For a Departure From the Typical Haunted House
Horrorstör by Grady Hendrix
Hendrix’s ’80s vibe horror comedy My Best Friend’s Exorcism is getting the movie treatment this fall. Horrorstör is every bit as clever, and the chapters’ pages are designed to resemble a knock-off of an Ikea catalog… with an increasingly dark twist. A diverse group of personality types, all working at ORSK, spend a night in the store to investigate the cause of some eerie instances of vandalism that have been happening on the show floor. What they find out is pretty intense and not at all what I expected. This story goes from “clever idea” to “okay, that’s pretty creepy” to “that is horrifying” out of nowhere. Don’t skip the epilogue if you want a more satisfying ending… and a weird feeling that we may see more things to come in this story.
For a Creepy Noir Thriller
Grim Death and Bill the Electrocuted Criminal by Mike Mignola and Thomas Sniegoski
This is a mix of classic pulp mystery with a ghostly supernatural thriller and reluctant superhero mixed in. A young, skull mask-clad hero, “Grim Death,” is able to talk with the dead and help set right the wrongs that were done to them—in a vengeful manner. The chapters alternate between the present mystery at hand involving a circus worker accused of murdering his girlfriend (taking place in the 1930s) and the tragic origin story of how Grim Death got his abilities and purpose. This isn’t a graphic novel but does include some wonderful illustrations by Mignola that add to the ghostly appeal of the tale. The visuals and story itself mix for an absorbing, noir tale.
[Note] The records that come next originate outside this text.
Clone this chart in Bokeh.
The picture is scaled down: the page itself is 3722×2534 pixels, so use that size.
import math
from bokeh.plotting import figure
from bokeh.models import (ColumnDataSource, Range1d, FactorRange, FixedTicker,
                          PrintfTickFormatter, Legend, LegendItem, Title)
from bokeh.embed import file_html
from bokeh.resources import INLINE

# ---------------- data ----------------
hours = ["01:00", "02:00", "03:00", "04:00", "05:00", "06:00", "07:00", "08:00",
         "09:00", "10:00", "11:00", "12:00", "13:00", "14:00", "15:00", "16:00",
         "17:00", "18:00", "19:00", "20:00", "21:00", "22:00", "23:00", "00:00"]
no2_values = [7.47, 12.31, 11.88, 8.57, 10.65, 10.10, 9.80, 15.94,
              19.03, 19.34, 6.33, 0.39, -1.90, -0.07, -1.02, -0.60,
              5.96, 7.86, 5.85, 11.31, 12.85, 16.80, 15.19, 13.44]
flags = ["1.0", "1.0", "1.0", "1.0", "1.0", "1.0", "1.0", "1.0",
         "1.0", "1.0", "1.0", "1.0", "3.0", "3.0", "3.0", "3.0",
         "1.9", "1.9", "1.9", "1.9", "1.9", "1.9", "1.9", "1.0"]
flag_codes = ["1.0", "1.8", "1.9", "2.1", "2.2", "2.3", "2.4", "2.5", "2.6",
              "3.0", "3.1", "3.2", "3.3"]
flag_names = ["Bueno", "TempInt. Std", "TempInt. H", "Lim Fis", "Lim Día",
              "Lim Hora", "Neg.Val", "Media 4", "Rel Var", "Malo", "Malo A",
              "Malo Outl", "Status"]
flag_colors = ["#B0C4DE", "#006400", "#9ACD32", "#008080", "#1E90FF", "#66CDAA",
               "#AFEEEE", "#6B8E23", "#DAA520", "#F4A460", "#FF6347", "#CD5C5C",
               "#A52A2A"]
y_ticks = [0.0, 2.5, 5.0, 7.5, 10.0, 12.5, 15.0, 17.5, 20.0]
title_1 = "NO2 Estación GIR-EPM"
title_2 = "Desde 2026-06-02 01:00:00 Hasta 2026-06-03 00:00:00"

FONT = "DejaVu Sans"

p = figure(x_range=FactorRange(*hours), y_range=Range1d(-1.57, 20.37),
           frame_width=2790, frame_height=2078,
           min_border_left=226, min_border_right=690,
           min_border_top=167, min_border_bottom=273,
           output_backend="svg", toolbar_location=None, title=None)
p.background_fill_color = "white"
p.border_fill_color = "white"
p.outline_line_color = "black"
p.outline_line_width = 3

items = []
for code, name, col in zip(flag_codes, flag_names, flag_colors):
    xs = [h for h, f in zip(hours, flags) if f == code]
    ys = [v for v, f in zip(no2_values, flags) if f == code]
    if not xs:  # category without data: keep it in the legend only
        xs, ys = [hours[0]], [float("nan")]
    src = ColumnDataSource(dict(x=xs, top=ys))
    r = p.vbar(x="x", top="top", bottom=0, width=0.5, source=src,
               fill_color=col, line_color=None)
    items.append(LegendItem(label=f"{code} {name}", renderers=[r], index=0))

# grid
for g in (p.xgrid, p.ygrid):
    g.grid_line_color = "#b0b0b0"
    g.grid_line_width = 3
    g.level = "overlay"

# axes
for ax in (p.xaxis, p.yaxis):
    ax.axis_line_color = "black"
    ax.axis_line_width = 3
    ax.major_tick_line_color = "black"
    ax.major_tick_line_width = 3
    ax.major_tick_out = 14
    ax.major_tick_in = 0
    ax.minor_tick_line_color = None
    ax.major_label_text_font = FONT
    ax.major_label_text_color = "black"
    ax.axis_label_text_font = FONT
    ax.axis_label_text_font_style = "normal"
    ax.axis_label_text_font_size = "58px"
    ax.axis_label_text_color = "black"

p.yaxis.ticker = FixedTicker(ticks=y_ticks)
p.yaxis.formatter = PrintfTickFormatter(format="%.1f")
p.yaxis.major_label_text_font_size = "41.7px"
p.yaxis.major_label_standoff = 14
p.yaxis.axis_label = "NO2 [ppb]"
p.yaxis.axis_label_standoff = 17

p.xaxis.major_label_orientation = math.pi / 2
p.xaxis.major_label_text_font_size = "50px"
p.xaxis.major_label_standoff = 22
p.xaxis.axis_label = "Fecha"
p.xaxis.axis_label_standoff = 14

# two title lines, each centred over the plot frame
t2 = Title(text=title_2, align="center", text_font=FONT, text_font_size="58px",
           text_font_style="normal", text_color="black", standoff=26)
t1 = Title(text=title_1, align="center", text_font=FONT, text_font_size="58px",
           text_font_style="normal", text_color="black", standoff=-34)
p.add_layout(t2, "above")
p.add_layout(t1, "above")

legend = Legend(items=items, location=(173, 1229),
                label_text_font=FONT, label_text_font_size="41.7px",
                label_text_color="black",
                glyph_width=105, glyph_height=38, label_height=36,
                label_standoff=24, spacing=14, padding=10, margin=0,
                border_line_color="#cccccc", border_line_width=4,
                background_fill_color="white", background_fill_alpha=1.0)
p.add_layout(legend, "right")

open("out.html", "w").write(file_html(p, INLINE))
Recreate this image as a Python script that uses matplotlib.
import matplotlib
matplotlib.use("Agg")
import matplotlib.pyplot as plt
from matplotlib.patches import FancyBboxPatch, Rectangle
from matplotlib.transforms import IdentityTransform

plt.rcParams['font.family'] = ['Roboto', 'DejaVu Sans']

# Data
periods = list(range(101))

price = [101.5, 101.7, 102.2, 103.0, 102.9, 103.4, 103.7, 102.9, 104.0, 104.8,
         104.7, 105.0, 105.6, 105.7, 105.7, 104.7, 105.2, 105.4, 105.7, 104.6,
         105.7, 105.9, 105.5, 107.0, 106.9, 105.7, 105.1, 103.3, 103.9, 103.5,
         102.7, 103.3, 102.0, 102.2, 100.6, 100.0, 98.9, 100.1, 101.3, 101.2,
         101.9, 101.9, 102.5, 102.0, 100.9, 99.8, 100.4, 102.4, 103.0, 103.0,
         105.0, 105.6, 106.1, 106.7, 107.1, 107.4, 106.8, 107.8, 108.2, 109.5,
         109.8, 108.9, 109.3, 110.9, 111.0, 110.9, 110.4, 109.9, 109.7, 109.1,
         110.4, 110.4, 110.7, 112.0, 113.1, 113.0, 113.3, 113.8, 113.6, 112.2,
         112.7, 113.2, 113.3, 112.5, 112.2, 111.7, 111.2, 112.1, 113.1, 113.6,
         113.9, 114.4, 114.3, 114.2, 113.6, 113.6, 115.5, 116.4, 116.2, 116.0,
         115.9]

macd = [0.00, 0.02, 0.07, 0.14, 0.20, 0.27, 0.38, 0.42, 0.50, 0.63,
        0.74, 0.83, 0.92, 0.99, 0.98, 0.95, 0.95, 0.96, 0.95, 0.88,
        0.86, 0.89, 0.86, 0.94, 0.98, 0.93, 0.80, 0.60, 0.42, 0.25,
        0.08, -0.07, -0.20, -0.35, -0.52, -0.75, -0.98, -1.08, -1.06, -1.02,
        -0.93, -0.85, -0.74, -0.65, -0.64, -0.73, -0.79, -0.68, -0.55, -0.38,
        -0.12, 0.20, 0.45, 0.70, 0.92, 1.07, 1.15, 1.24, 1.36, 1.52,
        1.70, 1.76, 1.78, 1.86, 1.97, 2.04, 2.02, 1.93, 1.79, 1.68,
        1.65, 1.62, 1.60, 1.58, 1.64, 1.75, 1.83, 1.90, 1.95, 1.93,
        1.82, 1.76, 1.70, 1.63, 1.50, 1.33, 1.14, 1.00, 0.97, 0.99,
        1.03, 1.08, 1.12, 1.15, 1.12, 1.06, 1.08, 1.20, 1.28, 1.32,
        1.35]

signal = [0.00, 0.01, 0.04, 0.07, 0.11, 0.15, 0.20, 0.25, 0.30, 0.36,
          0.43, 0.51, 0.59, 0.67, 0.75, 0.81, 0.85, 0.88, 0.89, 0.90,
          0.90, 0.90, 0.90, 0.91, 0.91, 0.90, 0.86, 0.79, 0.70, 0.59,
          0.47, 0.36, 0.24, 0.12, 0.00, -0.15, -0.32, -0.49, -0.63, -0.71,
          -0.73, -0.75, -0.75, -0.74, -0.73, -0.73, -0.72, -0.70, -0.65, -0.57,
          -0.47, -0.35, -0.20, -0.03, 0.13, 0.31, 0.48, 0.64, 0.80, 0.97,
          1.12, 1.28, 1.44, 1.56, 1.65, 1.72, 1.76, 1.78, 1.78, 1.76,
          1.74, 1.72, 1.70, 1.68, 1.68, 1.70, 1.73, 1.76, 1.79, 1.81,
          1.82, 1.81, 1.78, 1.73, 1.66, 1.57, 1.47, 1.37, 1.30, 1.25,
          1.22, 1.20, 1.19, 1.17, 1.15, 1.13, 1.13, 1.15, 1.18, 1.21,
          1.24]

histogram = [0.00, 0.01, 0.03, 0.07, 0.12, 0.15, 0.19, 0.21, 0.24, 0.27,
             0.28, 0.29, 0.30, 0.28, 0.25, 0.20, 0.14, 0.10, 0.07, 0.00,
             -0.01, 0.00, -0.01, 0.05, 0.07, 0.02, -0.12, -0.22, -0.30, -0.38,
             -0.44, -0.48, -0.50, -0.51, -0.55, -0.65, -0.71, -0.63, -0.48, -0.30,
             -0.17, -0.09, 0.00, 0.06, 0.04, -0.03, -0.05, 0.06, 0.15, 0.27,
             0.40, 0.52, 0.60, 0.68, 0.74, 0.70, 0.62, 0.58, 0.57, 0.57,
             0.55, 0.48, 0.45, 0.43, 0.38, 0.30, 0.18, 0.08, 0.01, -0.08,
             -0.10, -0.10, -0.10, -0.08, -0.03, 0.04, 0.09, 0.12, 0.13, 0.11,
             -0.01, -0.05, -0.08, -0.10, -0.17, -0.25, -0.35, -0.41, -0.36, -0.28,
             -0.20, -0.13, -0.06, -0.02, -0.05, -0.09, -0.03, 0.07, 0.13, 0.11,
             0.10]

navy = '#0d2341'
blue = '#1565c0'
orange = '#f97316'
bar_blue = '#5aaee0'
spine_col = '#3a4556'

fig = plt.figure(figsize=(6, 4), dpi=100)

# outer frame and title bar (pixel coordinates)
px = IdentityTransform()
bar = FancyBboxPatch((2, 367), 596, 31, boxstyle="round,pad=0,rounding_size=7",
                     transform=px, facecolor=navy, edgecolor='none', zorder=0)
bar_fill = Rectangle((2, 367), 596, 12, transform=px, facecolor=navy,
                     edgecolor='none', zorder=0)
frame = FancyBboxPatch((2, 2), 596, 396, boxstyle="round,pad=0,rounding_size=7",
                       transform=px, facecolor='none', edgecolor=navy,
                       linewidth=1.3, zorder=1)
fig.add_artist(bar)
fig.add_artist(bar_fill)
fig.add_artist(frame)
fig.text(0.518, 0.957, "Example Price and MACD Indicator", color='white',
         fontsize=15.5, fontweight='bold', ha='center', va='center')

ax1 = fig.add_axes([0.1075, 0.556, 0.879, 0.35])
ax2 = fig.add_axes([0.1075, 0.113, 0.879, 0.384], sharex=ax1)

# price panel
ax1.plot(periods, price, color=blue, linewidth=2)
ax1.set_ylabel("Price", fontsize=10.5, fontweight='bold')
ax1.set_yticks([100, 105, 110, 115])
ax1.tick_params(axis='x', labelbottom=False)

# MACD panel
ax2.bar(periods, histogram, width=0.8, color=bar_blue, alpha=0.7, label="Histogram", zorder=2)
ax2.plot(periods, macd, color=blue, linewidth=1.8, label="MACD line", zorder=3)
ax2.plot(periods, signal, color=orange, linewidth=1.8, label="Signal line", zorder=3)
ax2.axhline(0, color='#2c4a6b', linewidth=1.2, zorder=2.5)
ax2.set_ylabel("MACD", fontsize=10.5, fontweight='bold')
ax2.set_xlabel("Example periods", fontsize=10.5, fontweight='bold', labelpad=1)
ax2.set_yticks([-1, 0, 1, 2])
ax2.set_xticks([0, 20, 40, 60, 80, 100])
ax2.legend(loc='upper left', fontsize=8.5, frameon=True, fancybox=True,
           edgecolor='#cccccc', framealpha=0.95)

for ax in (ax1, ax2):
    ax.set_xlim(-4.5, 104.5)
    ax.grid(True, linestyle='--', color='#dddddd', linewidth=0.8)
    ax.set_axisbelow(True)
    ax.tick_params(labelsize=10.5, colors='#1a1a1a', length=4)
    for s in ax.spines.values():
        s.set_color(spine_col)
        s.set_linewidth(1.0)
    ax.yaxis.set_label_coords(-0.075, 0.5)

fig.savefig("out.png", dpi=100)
For a Cool, Nostalgic History Lesson
The Halloween Tree by Ray Bradbury (Gris Grimly illustrated version)
Ray Bradbury’s 1972 story focuses on a group of trick-or-treaters heading off for a cool Halloween night, but when one of the group goes missing, they run into a mysterious figure in a creepy old house and head on a journey through the origin of Halloween and other similar observances. The beginning of this story never fails to get me in a Halloween mood, and Grimly’s spindly stylized art is such a perfect fit for it. Grimly’s latest work is illustrating the novel adaptation of Disney’s Hocus Pocus, but his work is always a reason to repurchase the favorite stories he has illustrated. I also highly recommended his illustrated version of Mary Shelly’s groundbreaking masterpiece, Frankenstein.
Speaking of Frankenstein…
For a Bit of Movie Mayhem
Universal Monsters: A Legacy of Horror by Michael Mallory
There needed to be one good “coffee table” book on this list, and as many of the original Universal Monster films were based on classic horror and fantasy tales, this look at the iconic monster movie icons such as Frankenstein, the Wolf Man, Dracula, the Bride of Frankenstein, and more is such a fun piece to have sitting out throughout the month. It is a well-compiled collection of classic posters and movie stills, blended with a history of each movie. No matter how much time passes, the Universal Monster era of horror is still unmatched. If you can’t make it to any of the big theme park haunt events such as Universal Studios’ Halloween Horror Nights, this will meet your monster needs.
There are plenty more books I could add to this list, but I’m sure everyone already has a few cozy reads lined up for the fall. Remember to make time to read this season because Halloween without spooky books is a very scary thought.